Instructions to follow — Write out the listing below in full and exactly, leaving out every picture.

Data block —
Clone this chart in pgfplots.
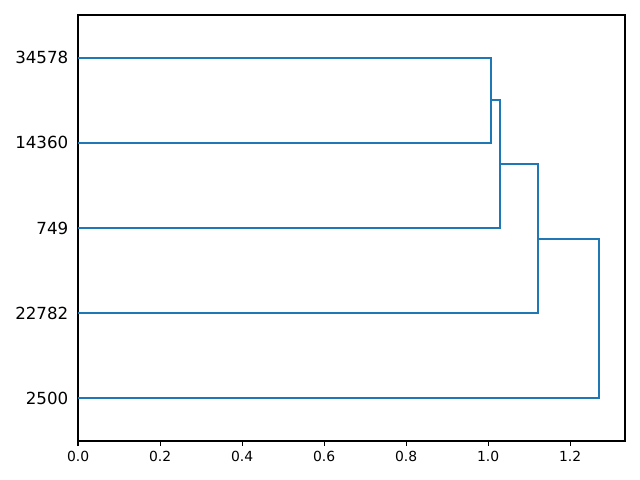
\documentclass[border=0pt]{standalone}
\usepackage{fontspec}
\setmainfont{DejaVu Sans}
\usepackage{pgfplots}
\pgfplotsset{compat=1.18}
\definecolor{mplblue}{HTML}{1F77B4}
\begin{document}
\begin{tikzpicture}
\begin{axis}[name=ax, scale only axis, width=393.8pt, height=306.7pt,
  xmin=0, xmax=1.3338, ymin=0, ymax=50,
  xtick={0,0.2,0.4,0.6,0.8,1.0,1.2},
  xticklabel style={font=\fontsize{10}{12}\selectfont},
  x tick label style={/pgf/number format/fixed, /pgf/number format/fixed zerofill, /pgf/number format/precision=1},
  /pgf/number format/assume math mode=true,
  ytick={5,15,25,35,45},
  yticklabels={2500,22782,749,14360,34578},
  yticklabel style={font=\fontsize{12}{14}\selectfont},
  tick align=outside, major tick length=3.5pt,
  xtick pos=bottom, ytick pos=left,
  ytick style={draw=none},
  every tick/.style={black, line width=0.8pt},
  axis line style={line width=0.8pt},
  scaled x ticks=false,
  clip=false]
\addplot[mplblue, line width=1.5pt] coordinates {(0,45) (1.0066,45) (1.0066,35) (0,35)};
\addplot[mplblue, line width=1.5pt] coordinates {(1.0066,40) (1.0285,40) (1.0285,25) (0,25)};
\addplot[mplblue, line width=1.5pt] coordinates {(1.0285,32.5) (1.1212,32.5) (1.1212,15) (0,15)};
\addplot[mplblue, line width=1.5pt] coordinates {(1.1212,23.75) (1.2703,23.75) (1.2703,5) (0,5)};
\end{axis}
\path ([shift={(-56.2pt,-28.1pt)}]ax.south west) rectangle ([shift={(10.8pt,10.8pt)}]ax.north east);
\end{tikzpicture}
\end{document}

Correct result —
Clone this chart in pgfplots.
\documentclass[border=0pt]{standalone}
\usepackage{fontspec}
\setmainfont{DejaVu Sans}
\usepackage{pgfplots}
\pgfplotsset{compat=1.18}
\definecolor{mplblue}{HTML}{1F77B4}
\begin{document}
\begin{tikzpicture}
\begin{axis}[name=ax, scale only axis, width=393.8pt, height=306.7pt,
  xmin=0, xmax=1.3338, ymin=0, ymax=50,
  xtick={0,0.2,0.4,0.6,0.8,1.0,1.2},
  xticklabel style={font=\fontsize{10}{12}\selectfont},
  x tick label style={/pgf/number format/fixed, /pgf/number format/fixed zerofill, /pgf/number format/precision=1},
  /pgf/number format/assume math mode=true,
  ytick={5,15,25,35,45},
  yticklabels={2500,22782,749,14360,34578},
  yticklabel style={font=\fontsize{12}{14}\selectfont},
  tick align=outside, major tick length=3.5pt,
  xtick pos=bottom, ytick pos=left,
  ytick style={draw=none},
  every tick/.style={black, line width=0.8pt},
  axis line style={line width=0.8pt},
  scaled x ticks=false,
  clip=false]
\addplot[mplblue, line width=1.5pt] coordinates {(0,45) (1.0066,45) (1.0066,35) (0,35)};
\addplot[mplblue, line width=1.5pt] coordinates {(1.0066,40) (1.0285,40) (1.0285,25) (0,25)};
\addplot[mplblue, line width=1.5pt] coordinates {(1.0285,32.5) (1.1212,32.5) (1.1212,15) (0,15)};
\addplot[mplblue, line width=1.5pt] coordinates {(1.1212,23.75) (1.2703,23.75) (1.2703,5) (0,5)};
\end{axis}
\path ([shift={(-56.2pt,-28.1pt)}]ax.south west) rectangle ([shift={(10.8pt,10.8pt)}]ax.north east);
\end{tikzpicture}
\end{document}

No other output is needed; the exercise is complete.